What to do = Copy out each line of the data that holds the word "matplotlib".

Data provided =
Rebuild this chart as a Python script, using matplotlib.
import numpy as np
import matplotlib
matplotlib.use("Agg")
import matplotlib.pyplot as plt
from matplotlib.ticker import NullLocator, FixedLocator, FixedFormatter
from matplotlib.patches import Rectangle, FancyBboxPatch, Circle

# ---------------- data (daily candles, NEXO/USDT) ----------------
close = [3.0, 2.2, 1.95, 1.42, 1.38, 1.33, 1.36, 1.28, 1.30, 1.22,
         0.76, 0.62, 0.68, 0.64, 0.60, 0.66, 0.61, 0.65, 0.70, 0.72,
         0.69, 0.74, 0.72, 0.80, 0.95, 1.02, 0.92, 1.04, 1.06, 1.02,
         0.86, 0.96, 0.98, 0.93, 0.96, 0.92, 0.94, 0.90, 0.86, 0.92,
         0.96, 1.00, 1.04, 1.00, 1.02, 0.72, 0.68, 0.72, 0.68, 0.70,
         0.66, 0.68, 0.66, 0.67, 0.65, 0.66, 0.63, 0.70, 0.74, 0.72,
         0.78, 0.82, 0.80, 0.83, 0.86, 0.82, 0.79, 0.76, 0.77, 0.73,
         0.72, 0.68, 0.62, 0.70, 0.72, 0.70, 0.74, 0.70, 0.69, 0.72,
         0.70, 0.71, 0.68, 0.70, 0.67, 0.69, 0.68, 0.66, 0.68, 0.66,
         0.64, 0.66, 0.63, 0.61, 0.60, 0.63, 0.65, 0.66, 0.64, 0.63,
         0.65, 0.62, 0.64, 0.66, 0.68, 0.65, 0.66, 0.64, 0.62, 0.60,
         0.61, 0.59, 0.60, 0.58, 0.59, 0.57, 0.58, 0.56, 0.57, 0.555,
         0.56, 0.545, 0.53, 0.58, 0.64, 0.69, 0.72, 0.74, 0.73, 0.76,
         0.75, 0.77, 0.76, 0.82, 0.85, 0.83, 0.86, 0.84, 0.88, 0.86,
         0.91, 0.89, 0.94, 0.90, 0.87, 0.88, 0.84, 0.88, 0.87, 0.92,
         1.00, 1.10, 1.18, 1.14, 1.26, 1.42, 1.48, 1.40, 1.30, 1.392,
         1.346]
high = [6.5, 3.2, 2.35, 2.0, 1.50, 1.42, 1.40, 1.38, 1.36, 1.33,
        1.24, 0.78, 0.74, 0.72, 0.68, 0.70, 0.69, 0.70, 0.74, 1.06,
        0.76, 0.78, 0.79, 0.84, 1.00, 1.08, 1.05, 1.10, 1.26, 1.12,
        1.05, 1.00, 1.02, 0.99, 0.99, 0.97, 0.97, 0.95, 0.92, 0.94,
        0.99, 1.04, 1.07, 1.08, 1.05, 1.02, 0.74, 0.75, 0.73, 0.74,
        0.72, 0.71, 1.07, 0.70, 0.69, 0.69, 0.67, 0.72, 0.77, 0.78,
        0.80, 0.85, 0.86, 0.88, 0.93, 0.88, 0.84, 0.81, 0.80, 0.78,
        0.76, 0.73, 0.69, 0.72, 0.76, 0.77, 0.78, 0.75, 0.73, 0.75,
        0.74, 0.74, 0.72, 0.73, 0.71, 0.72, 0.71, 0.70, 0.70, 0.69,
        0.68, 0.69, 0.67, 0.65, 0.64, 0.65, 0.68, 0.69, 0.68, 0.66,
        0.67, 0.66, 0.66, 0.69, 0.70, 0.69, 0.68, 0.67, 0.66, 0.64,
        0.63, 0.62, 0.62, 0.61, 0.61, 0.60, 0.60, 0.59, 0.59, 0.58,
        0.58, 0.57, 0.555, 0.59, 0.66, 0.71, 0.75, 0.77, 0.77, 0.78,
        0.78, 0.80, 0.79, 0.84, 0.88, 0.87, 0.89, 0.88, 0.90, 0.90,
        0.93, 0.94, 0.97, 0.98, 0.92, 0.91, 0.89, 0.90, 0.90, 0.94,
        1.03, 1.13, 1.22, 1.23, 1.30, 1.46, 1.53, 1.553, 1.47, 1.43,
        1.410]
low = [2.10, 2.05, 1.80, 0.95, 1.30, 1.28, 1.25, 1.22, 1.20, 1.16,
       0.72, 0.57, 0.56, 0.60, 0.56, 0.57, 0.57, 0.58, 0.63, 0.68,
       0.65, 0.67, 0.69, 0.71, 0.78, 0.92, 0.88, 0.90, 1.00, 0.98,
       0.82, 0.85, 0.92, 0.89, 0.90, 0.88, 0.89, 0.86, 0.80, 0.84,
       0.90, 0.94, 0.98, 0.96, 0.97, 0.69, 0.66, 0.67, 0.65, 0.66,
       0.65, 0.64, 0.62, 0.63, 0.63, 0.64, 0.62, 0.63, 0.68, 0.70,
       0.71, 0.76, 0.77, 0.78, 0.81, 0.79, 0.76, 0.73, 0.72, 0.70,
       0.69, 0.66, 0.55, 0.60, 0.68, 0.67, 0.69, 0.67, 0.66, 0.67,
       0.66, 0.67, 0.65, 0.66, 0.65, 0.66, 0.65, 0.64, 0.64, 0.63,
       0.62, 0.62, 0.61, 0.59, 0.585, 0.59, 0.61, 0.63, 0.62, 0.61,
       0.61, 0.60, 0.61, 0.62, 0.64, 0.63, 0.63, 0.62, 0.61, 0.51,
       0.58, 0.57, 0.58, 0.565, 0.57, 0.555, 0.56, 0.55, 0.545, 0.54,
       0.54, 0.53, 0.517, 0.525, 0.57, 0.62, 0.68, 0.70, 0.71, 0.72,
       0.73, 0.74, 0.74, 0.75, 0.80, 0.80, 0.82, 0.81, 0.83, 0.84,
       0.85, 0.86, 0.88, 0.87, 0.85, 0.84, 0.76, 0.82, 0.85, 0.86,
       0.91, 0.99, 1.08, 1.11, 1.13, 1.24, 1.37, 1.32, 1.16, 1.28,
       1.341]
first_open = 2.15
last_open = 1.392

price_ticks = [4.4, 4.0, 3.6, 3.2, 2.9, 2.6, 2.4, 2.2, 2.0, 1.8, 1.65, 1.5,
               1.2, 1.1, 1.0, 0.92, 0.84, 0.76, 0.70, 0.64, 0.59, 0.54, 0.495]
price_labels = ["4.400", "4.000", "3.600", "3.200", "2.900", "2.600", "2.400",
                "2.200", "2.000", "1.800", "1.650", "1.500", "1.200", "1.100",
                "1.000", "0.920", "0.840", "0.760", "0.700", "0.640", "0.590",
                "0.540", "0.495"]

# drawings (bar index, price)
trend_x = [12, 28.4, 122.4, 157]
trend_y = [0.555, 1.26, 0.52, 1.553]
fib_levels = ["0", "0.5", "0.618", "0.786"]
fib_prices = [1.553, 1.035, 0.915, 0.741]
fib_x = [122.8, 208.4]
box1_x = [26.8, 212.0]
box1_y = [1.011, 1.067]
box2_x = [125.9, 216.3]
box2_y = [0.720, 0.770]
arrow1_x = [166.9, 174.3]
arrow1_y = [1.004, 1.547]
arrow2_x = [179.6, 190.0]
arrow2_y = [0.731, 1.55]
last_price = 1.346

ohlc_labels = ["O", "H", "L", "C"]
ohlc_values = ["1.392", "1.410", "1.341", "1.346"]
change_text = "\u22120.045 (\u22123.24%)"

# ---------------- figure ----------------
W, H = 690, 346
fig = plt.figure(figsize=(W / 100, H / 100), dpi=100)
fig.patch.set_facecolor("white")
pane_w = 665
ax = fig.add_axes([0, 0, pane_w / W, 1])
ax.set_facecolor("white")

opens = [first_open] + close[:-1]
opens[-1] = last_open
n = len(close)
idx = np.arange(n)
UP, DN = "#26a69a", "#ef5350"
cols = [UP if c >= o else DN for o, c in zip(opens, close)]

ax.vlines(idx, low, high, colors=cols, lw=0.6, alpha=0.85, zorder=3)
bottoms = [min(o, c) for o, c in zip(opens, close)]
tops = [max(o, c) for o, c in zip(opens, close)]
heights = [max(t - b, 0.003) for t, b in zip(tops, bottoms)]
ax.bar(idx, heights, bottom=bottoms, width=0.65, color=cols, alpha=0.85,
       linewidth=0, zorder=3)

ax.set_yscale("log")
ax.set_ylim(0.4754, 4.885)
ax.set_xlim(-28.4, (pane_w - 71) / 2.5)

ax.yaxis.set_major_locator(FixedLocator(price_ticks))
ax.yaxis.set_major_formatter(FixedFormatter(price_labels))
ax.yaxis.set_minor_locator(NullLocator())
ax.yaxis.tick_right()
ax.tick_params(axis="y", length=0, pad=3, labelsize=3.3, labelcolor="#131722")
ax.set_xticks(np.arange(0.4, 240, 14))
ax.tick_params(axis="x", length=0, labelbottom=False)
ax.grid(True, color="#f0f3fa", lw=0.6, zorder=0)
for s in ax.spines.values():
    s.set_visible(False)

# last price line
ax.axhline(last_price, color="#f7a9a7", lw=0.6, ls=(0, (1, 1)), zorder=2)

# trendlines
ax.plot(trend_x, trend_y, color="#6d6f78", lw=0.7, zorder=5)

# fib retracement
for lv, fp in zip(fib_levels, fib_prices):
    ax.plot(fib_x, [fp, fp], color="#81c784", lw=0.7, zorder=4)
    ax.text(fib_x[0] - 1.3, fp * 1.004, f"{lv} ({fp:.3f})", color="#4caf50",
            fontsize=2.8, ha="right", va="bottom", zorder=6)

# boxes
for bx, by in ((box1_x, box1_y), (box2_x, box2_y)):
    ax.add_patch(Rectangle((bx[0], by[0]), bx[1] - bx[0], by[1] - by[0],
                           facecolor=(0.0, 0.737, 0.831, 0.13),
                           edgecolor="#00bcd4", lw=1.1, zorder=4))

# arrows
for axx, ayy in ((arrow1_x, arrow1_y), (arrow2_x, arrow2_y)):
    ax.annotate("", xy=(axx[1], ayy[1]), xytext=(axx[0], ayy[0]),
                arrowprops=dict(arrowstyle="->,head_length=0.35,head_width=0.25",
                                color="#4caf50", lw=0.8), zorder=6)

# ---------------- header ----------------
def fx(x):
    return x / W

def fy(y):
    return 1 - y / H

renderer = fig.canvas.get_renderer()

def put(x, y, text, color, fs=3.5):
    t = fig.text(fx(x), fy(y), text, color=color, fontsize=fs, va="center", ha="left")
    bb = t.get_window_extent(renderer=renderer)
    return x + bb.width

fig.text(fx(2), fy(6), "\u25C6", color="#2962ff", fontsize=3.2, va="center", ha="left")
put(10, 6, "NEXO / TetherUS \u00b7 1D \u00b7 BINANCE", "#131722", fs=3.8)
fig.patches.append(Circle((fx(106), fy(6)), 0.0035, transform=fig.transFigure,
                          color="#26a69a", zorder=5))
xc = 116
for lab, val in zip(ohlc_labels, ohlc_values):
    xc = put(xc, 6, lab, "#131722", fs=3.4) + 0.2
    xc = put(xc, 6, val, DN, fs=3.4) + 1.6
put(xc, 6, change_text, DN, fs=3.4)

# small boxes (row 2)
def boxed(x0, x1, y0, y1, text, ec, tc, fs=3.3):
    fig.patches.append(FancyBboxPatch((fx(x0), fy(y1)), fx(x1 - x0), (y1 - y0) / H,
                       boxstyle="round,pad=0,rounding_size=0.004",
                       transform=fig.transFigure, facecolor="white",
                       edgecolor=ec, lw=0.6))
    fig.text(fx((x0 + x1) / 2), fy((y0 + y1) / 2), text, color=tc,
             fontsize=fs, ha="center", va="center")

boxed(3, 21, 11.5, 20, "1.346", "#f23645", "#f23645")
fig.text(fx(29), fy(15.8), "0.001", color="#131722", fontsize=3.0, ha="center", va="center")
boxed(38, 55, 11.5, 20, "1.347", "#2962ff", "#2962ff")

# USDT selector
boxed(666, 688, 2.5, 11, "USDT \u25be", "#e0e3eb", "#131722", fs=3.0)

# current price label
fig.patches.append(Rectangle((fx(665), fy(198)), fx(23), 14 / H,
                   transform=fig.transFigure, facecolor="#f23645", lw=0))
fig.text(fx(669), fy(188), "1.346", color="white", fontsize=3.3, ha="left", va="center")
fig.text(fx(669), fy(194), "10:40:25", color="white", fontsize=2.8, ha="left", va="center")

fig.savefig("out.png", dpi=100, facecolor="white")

The completed task =
Rebuild this chart as a Python script, using matplotlib.
import matplotlib
matplotlib.use("Agg")
import matplotlib.pyplot as plt
from matplotlib.ticker import NullLocator, FixedLocator, FixedFormatter
from matplotlib.patches import Rectangle, FancyBboxPatch, Circle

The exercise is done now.